Dr Mayroz says the 1994 genocide was driven by deep ethnic tensions.

These tensions were encouraged by its initial coloniser Germany, who took over after the Berlin Conference of 1884, and later by the Belgians, who took control of Rwanda during world war 1.

The doctor says Rwanda was ruled in such a way that the Tutsi were favoured over the Hutu for key positions, and seen as ethnically and racially superior.

"Historically, the Tutsi were in control when they were the minority, they were in control. But towards the end of the cold colonisation, the Belgium's favourite the status favouring the Hutu. And so after the independence, the Civil War led to a series of very violent clashes."

The Belgians introduced permanent classifications of the population, assigning Rwandas into three ethno-racial groups, with the Hutu representing about 84 percent of the country, and the Tutsi about 15 percent.
 
Dr Mayroz explains.

The differences between these two main groups of Hutu and Tutsi were quite fluid and what happened? If you were pastoralists, then you're a Hutu. If you had cows, you were Tutsi. And if you move from one to the other, that was possible until the Belgiums as colonists decided to issue ID cards and in the ID cards to right ethnic identity. And that kind of fits these identities."

After the Second World War, a movement to address what was widely seen as a power imbalance began to grow, fuelled by the Catholic Church who saw the Hutu as underprivileged.

By 1959, tensions boiled over in a Hutu uprising, prompting thousands of Tutsis to seek refuge outside Rwanda over the next few years.

Some formed armed groups from exile, leading to more Tutsis leaving the country, reprisal killings, and decades of political and civil unrest.

Claudine Kuradusenge-McLeod is a lecturer in peace, human rights and cultural relations at the American University.

"They had a hand in establishing some of the foundations, but they are not the only one to blame, which I feel like a lot of people like to blame Belgium for the actions that took place in the 90s."

What was to come was a violent civil war, which began in 1990 and lasted 3 years, only ending with an agreement known as the Arusha Peace Accords.

But Dr Kuradusenge-McLeod says that despite the signing of the peace treaty in 1993, ethnic tensions remained high.

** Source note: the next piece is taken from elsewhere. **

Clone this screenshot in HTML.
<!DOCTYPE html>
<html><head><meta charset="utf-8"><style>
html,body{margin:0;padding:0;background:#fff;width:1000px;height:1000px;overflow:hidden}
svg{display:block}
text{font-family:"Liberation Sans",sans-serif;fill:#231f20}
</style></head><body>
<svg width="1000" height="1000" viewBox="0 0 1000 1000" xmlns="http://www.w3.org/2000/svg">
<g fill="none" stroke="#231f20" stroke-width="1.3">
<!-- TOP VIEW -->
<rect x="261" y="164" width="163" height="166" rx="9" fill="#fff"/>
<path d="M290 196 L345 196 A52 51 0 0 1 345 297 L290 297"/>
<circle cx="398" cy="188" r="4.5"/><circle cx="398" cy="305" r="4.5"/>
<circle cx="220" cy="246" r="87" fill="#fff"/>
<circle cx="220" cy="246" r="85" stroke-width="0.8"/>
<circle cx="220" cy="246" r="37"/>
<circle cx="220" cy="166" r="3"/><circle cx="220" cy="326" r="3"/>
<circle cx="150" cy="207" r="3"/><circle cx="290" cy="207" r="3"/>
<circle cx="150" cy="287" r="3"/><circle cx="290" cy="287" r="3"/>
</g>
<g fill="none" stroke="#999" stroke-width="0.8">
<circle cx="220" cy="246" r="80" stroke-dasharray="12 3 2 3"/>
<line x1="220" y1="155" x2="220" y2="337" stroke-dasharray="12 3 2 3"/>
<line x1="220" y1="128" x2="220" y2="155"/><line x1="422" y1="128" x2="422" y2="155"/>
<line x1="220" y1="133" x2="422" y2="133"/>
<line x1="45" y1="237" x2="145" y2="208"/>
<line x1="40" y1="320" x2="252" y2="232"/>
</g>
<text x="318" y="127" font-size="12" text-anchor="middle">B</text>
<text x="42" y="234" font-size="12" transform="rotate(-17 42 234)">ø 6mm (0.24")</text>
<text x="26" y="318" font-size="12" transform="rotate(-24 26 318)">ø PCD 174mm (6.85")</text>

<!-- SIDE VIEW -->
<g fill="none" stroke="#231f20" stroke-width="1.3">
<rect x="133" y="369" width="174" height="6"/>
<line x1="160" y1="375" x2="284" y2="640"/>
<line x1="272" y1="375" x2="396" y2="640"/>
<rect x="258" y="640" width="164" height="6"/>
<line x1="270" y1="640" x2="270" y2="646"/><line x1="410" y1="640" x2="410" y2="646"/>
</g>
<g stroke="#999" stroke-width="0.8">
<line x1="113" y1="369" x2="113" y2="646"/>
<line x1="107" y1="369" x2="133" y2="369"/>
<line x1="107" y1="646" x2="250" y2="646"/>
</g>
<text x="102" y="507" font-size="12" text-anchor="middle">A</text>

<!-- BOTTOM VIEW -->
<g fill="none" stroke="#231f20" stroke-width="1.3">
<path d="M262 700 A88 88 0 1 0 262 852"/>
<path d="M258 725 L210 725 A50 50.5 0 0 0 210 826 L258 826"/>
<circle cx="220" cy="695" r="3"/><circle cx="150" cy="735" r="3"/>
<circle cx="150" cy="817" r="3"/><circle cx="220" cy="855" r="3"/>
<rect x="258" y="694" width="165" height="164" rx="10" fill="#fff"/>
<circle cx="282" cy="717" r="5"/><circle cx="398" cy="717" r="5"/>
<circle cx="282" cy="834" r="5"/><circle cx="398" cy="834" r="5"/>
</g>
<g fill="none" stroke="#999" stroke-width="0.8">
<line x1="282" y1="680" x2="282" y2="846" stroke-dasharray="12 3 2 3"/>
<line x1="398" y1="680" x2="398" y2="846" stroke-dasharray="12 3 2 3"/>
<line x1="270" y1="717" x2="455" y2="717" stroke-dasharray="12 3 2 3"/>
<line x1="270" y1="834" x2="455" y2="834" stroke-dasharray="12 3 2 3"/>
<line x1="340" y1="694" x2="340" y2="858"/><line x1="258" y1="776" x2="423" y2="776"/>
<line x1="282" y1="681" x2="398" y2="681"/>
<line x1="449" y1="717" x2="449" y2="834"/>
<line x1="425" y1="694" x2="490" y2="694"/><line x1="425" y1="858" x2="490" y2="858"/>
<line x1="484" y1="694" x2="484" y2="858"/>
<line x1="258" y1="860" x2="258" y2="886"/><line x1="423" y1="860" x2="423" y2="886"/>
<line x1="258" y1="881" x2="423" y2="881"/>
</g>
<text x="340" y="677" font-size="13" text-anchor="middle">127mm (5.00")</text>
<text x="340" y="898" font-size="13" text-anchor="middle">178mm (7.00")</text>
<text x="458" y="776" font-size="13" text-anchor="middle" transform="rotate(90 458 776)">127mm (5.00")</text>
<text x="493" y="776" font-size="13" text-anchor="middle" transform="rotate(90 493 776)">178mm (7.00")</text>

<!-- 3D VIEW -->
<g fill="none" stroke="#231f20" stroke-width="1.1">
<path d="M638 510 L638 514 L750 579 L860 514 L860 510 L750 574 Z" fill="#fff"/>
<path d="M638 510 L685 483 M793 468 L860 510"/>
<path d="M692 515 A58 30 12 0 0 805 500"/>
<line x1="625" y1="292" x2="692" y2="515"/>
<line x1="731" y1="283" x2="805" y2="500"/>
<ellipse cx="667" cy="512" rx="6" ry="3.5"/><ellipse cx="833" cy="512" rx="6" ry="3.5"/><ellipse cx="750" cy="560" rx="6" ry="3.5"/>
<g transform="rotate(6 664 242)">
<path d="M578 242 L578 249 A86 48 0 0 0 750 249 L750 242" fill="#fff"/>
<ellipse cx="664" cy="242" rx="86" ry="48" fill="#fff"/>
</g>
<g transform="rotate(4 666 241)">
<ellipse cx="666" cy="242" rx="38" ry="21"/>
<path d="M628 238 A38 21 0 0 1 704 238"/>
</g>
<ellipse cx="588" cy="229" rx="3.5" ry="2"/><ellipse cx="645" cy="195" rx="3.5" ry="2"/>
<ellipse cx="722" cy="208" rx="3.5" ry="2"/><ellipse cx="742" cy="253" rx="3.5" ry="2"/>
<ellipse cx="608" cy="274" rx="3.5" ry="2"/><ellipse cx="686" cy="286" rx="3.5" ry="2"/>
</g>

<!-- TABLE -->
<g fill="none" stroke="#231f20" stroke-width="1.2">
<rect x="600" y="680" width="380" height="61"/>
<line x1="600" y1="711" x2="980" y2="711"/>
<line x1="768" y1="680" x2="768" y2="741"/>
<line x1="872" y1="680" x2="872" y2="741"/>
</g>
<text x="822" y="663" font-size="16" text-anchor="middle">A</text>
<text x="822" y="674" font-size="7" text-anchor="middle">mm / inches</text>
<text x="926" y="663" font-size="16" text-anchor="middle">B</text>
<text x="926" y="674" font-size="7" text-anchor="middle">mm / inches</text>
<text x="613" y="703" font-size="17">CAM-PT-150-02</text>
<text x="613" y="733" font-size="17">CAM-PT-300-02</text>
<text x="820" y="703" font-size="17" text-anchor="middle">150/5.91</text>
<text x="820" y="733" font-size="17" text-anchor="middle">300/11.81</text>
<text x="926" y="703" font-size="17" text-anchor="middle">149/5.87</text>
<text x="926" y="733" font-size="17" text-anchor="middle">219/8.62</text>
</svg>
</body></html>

In 1994, a plane carrying the Rwandan president Juvénal Habyarimana - and Cyprien Ntaryamira, the Hutu president of Burundi - was shot down as it prepared to land in Kigali, killing everyone on board.

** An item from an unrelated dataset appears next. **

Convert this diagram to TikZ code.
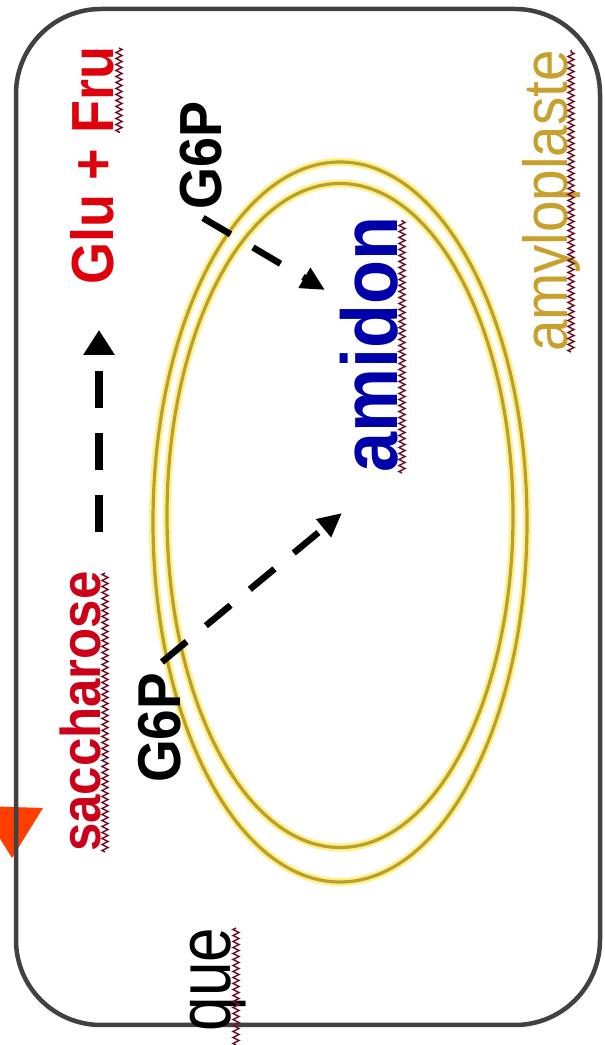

McLeod says the Tutsi were blamed for downing the plane.

"There were calls for regular Rwandans, regular Hutus to take arms and to go and avenge the president or go and do what needs to be done, and that was broadcast everywhere."

The incident is widely seen as the tipping point for the massacre. 

An estimated 800,000 Tutsis were killed in the days and weeks afterwards by extremist Hutus in villages across the country, and at checkpoints manned by the Presidential Guard. 

Some moderate Hutus who tried to protect members of the Tutsi minority were also targeted.

President Paul Kagame’s rebel group, the Tutsi-led Rwandan Patriotic Front, stopped the genocide after 100 days, seizing power and ruling Rwanda ever since, unchallenged.

Changes have also been introduced to address the tensions.

Rwandan authorities have heavily promoted national unity among the majority Hutu and the minority Tutsi and Twa, with a separate government ministry dedicated to reconciliation efforts.

Rwandan ID cards no longer identify a person by ethnicity, and lessons about the genocide are part of the curriculum in schools.

At a ceremony to mark the 30th anniversary of the genocide, Paul Kagame has said all of these things have been essential for peace.

"Our journey has been long and tough. Rwanda was completely humbled by the magnitude of our loss. And the lessons we learnt are engraved in blood. But the tremendous progress of our country is plain to see and it is a result of the choices we made together to resurrect our nation."